[Start of COLLECTED DATA]
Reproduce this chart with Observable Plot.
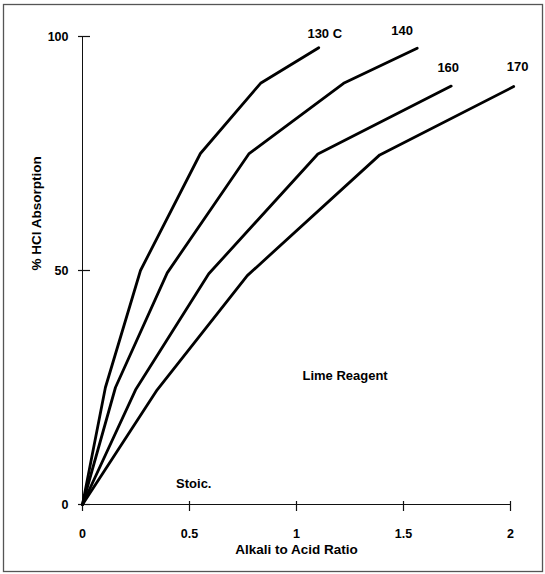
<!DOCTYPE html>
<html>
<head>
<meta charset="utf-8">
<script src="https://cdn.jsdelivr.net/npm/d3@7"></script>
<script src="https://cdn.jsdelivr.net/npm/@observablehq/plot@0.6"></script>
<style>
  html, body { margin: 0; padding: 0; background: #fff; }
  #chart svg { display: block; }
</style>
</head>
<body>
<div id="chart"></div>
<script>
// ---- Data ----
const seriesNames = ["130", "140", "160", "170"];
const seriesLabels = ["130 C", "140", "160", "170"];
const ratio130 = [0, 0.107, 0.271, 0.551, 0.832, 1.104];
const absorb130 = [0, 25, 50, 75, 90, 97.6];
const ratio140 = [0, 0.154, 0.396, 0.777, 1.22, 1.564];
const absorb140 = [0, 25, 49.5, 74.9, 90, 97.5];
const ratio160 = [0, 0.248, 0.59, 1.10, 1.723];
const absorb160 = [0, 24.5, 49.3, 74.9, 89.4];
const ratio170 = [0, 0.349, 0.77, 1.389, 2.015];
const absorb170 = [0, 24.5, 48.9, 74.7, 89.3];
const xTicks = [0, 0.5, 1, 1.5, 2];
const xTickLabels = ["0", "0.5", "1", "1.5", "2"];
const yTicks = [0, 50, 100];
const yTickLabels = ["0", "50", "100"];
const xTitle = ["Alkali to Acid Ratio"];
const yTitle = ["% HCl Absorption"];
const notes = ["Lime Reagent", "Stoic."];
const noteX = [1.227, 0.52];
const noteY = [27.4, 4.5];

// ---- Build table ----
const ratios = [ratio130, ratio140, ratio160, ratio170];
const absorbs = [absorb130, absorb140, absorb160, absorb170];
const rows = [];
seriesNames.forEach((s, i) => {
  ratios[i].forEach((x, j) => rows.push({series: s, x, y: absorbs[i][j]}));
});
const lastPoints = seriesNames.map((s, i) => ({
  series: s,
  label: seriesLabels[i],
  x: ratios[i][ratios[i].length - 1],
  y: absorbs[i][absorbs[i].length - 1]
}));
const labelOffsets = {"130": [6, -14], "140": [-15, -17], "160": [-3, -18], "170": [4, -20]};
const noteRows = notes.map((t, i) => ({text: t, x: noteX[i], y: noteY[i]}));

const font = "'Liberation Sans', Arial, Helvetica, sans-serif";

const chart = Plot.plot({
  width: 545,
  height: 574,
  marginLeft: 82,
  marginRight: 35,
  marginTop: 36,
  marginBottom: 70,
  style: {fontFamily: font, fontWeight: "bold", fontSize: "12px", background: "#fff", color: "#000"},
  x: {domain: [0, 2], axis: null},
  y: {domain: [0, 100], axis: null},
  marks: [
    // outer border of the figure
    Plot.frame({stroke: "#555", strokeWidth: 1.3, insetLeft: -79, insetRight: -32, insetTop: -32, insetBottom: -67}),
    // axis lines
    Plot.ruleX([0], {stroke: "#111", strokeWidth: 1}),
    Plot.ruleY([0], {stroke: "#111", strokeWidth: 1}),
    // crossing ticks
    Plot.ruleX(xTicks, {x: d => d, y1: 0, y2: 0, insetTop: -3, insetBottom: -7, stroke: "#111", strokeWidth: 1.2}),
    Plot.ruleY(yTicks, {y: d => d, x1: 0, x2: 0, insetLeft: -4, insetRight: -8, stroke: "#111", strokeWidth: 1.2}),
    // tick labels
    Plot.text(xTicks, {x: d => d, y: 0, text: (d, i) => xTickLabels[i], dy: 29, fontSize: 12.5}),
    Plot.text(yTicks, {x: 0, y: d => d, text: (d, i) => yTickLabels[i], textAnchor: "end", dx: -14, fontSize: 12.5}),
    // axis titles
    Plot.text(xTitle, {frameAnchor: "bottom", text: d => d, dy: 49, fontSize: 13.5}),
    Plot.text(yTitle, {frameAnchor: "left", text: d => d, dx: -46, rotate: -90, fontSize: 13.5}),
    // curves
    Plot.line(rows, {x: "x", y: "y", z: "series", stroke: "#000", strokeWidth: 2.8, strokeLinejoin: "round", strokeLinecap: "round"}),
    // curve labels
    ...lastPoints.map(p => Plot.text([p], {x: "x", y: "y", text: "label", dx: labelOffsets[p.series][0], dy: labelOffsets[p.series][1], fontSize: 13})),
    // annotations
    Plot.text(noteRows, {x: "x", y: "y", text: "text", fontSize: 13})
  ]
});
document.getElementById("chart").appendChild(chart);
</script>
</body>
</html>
[End of COLLECTED DATA]
[CHALLENGE] Repeat only what lies between the start of the data and the end of the line containing "const noteY = [27.4, 4.5];", exactly, with pictures left out.

[ANSWER FOR THE TASK]
Reproduce this chart with Observable Plot.
<!DOCTYPE html>
<html>
<head>
<meta charset="utf-8">
<script src="https://cdn.jsdelivr.net/npm/d3@7"></script>
<script src="https://cdn.jsdelivr.net/npm/@observablehq/plot@0.6"></script>
<style>
  html, body { margin: 0; padding: 0; background: #fff; }
  #chart svg { display: block; }
</style>
</head>
<body>
<div id="chart"></div>
<script>
// ---- Data ----
const seriesNames = ["130", "140", "160", "170"];
const seriesLabels = ["130 C", "140", "160", "170"];
const ratio130 = [0, 0.107, 0.271, 0.551, 0.832, 1.104];
const absorb130 = [0, 25, 50, 75, 90, 97.6];
const ratio140 = [0, 0.154, 0.396, 0.777, 1.22, 1.564];
const absorb140 = [0, 25, 49.5, 74.9, 90, 97.5];
const ratio160 = [0, 0.248, 0.59, 1.10, 1.723];
const absorb160 = [0, 24.5, 49.3, 74.9, 89.4];
const ratio170 = [0, 0.349, 0.77, 1.389, 2.015];
const absorb170 = [0, 24.5, 48.9, 74.7, 89.3];
const xTicks = [0, 0.5, 1, 1.5, 2];
const xTickLabels = ["0", "0.5", "1", "1.5", "2"];
const yTicks = [0, 50, 100];
const yTickLabels = ["0", "50", "100"];
const xTitle = ["Alkali to Acid Ratio"];
const yTitle = ["% HCl Absorption"];
const notes = ["Lime Reagent", "Stoic."];
const noteX = [1.227, 0.52];
const noteY = [27.4, 4.5];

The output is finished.